When we awoke this morning, we found ourselves in the midst of a winter wonderland. Snow was quickly accumulating. I found it to be so refreshing. Our world had been covered in a beautiful blanket of white. This reduction in contrast softened the distinctions between objects, even blurring the line between earth and sky. The ground took on gentle slopes, covering the world beneath, leaving only small traces of its former self. The snow rolled everything into one. Somehow this image seems like my own worn life path, with most elements camouflaged under a canopy of snow, while others remain visible and present, catching my attention along on the journey.
We had the added blessing of Rob working from home today, since the roads were too treacherous for him to make his morning commute. The children are reluctantly settling back into routines of home, but it is taking some time. So my two year old made frequent checks on my husband to ‘see what he was doing,’ despite my best efforts to explain the situation. I dream of a day when he doesn’t have to work outside the house. Today was a bit of an experiment of what that might be like. From all reports on his end he was reasonably productive despite the soundtrack of our home. I thought it was glorious!
While I prepared lunch, Rob had time to enjoy the children. It was a good day for soup! I chopped left over veggies from our holiday appetizer trays, used up some leftover turkey stock mixed with meat, added the potatoes still lingering from Christmas dinner, diced the celeriac that had patiently watited at the back of our fridge through the holidays, and some carrots from the autumn harvest. The result was apparently a good one, since conversation over lunch turned to how one goes about creating a good soup. I opted for the appropriate use of salt, while Rob felt it was the layering of subtle flavour textures that made it a success.
I found it hard not to draw a connection between the blanketing of our world with snow and the blending of a soup. In each, the details are lost to uniformity, but the end result holds all of the beauty of what once was. In combination, something more beautiful and magical is created.

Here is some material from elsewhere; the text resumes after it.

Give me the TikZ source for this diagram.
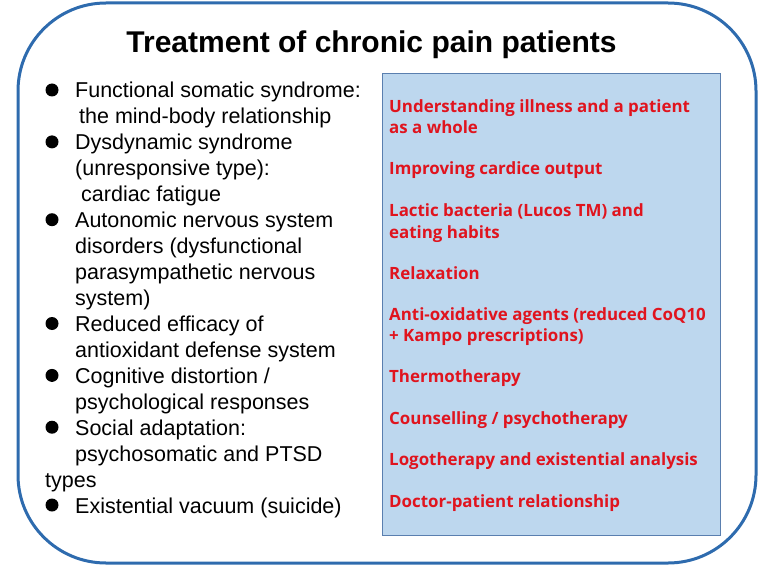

I love how January offers the opportunity to lay a new blanket of snow. How each new day is its own blended soup. And when my eldest son raced up the stairs after his rest time, bounding toward the window exclaiming, “Our footprints from this morning are almost gone!” I was reminded how blanketing and blending are constant processes in our home…when we take the time to notice them.
Beautiful writing, and you remind me that pot of soup I’ve been wanting to make. Just in time for our coldest day of the winter so far.
What a lovely compliment, thank you! We will be enjoying my soup for several days…as you can imagine it grew to quite a size!